IGF-1 = insulin-like growth hormone

To start with the advertising claims, here's what this wonderful supplement may do to your body:
http://www.igf-1plus.com/ (they do have a cool 3D structure of the molecule :) ) states 23 beneficiary effects, ranging from sharpened mental alertness to reduced inflammation & decreased pain in arthritis and correction of impotence. It is also said to combat several deseases and the perfect substance for "gaining muscle and losing fat". In other words, yet another drug on thee list of ultimate fantastic wonder treatment.
My information is that IGF-1 supplements are produced by genetically modified micro-organisms (for bulk production), but it's also possible to induce production in the liver.

Yeah, right!
Call me skeptical if you want, but after a certain dose of human physiology lectures at university and spending a couple of years in the medical circuit as a patient myself, I've lost any little bit of faith in such claims. So, what do the researchers themselves say about IGF-1 ? My main source for the information written below is the "Growth Hormone & IGF Research" scientific magazine (readable online at http://www.harcourt-international.com/journals/ghir/default.cfm)

Insulin-like growth factors (IGFs) are produced in the brain and participate in brain development via activation of the type 1 IGF receptor. IGF binding proteins (IGFBP-1) modulate the cellular action of IGFs and some are expressed in the fetal brain. IGF tests can be used in the diagnosis of GH hypersecretion or hyposecretion (i.e. too much or insufficient production). Further, there are indications that there's a role for IGF-I measurement as an index of nitrogen balance and in monitoring remission of breast cancer under treatment with and oestrogen receptor antagonist. (how? why?)
This for what it affects, but the interesting part of course is: what happens if you have too much of it, or insufficient levels?

Research results
In accordance with the common practice in the pharmaceutical area, animal tests with transgenic mice and rats are being carried out.
First, the IGFBP-1 overproduction in mice fetuses: effects include reproductive defects, ante- and perinatal mortality and post-natal growth retardation and there were some cases of head enlargement. The width of the cerebral cortex was reduced in homozygotes (the transgene mice, not the control group), with disorganized neuronal layers. Similar anomalies have been reported in mice with disruption of the IGF-1 gene and in a model of transgenic mice over-expressing IGFBP-1 in all tissues, including the brain. Conclusion: the results indicate that (at least) hepatic over-expression of IGFBP-1 may have endocrine effects on brain development. This makes me wonder if pregnant women taking the IGF-1 drug expose their fetus to these threats. Browsing through the magazine's database, there was no report that mentioned if they tested this hypothesis on animals.
Secondly, the previously mentioned weight loss. Weight change was positively correlated with serum free IGF-I, but not with total IGF-I. It is proposed that in rats the (glucocorticoid-induced) weight loss may in part be due to suppression of circulating free IGF-I.
Third, deficiency in IGF-1 is related to infertility, delayed bone development, retarded post-natal growth, reduced adult weight and growth deficiency (http://www.bioscience.org/knockout/igf-1.htm).
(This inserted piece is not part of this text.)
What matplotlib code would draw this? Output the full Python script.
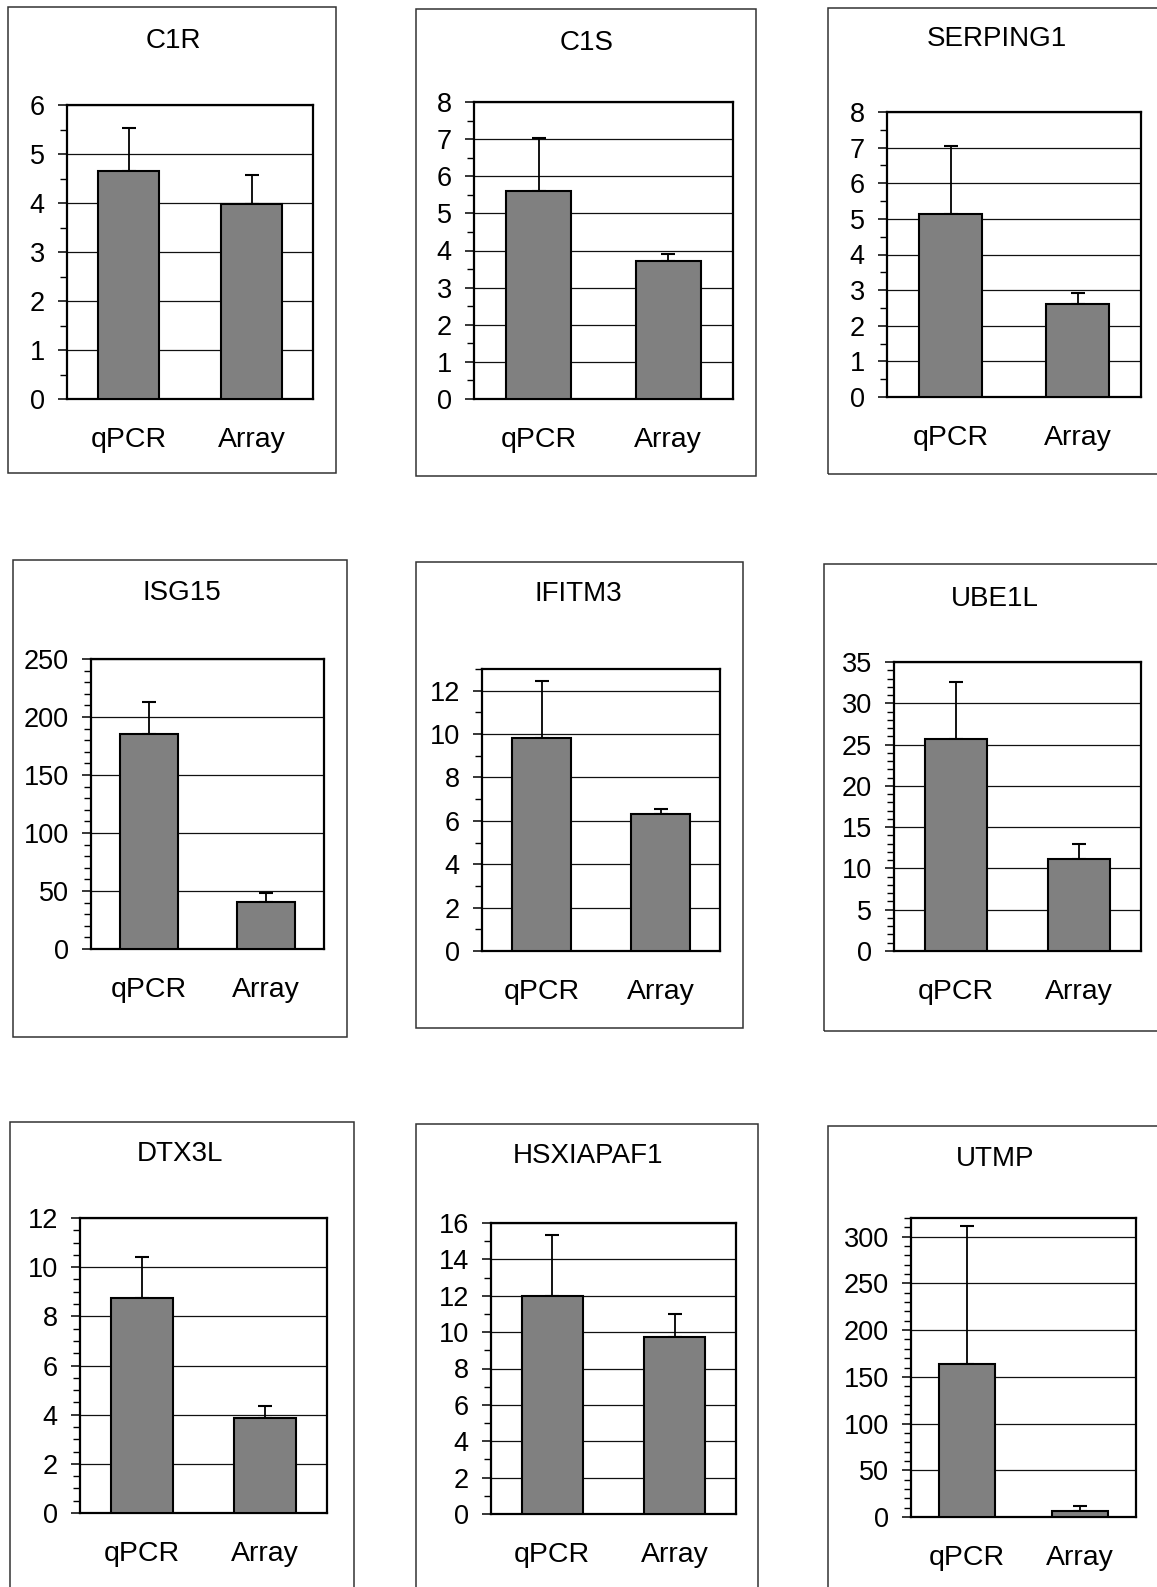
import numpy as np
import matplotlib
matplotlib.use("Agg")
import matplotlib.pyplot as plt
from matplotlib.patches import Rectangle
from matplotlib.ticker import MultipleLocator

plt.rcParams["font.family"] = ["Liberation Sans", "DejaVu Sans"]

W, H = 1157, 1587

# values
genes = ["C1R", "C1S", "SERPING1", "ISG15", "IFITM3", "UBE1L", "DTX3L", "HSXIAPAF1", "UTMP"]
methods = ["qPCR", "Array"]
qpcr = [4.66, 5.6, 5.15, 185.6, 9.8, 25.7, 8.75, 12.0, 163.9]
qpcr_err = [0.88, 1.42, 1.9, 27.1, 2.64, 6.9, 1.65, 3.36, 147.8]
array = [3.97, 3.72, 2.6, 40.8, 6.32, 11.2, 3.85, 9.74, 6.8]
array_err = [0.61, 0.18, 0.31, 7.7, 0.22, 1.7, 0.49, 1.26, 4.6]
ymax = [6, 8, 8, 250, 13, 35, 12, 16, 320]
major = [1, 1, 1, 50, 2, 5, 2, 2, 50]
minor = [0.5, 0.5, 0.5, 10, 1, 1, 0.5, 1, 10]

# pixel layout: outer box, plot area, title centre
boxes = [(8, 7, 336, 473), (416, 9, 756, 476), (828, 8, 1170, 474),
         (13, 560, 347, 1037), (416, 562, 743, 1028), (824, 564, 1170, 1031),
         (10, 1122, 354, 1600), (416, 1124, 758, 1600), (828, 1126, 1170, 1600)]
plots = [(67, 105, 313, 399), (474, 102, 733, 399), (887, 112, 1141, 397),
         (91, 659, 324, 949), (482, 669, 720, 951), (894, 662, 1141, 951),
         (80, 1218, 327, 1513), (491, 1223, 736, 1514), (911, 1218, 1136, 1517)]
titles = [(173, 41), (587, 43), (997, 39), (182, 593), (578, 594), (995, 599),
          (180, 1154), (588, 1156), (995, 1159)]

fig = plt.figure(figsize=(W / 100, H / 100), dpi=100)

for i, g in enumerate(genes):
    bx0, by0, bx1, by1 = boxes[i]
    fig.patches.append(Rectangle((bx0 / W, 1 - by1 / H), (bx1 - bx0) / W, (by1 - by0) / H,
                                 transform=fig.transFigure, fill=False,
                                 edgecolor="#333333", lw=1.1))
    tx, ty = titles[i]
    fig.text(tx / W, 1 - ty / H, g, ha="center", va="center", fontsize=20)

    x0, y0, x1, y1 = plots[i]
    ax = fig.add_axes([x0 / W, 1 - y1 / H, (x1 - x0) / W, (y1 - y0) / H])
    vals = [qpcr[i], array[i]]
    errs = [[0, 0], [qpcr_err[i], array_err[i]]]
    xs = np.arange(len(methods))
    ax.bar(xs, vals, width=0.5, color="#808080", edgecolor="black", lw=1.5, zorder=3)
    ax.errorbar(xs, vals, yerr=errs, fmt="none", ecolor="black", elinewidth=1.3,
                capsize=4.7, capthick=1.5, zorder=2)
    ax.set_xlim(-0.5, 1.5)
    ax.set_ylim(0, ymax[i])
    ax.set_xticks(xs)
    ax.set_xticklabels(methods, fontsize=20.5)
    ax.tick_params(axis="x", length=0, pad=20.5)
    ax.yaxis.set_major_locator(MultipleLocator(major[i]))
    ax.yaxis.set_minor_locator(MultipleLocator(minor[i]))
    ax.tick_params(axis="y", which="major", length=6.5, width=1.1, labelsize=19.5, pad=9.5)
    ax.tick_params(axis="y", which="minor", length=5, width=1.0)
    ax.yaxis.grid(True, which="major", color="#111111", lw=0.9, zorder=0)
    ax.set_axisbelow(True)
    for s in ax.spines.values():
        s.set_linewidth(1.6)

fig.savefig("out.png", dpi=100)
Ok, ok, I made a selection of the research results I've illustrated here, but there certainly wasn't scientific back-up of the mentioned claims in the ads. Further, by no means you can ever say that when you have the situation of a deficiency + IGF-treatment (or any drug treatment) up to normal levels (which is beneficiary), the same postive correlation may be measured when going from normal levels up to an overdose!!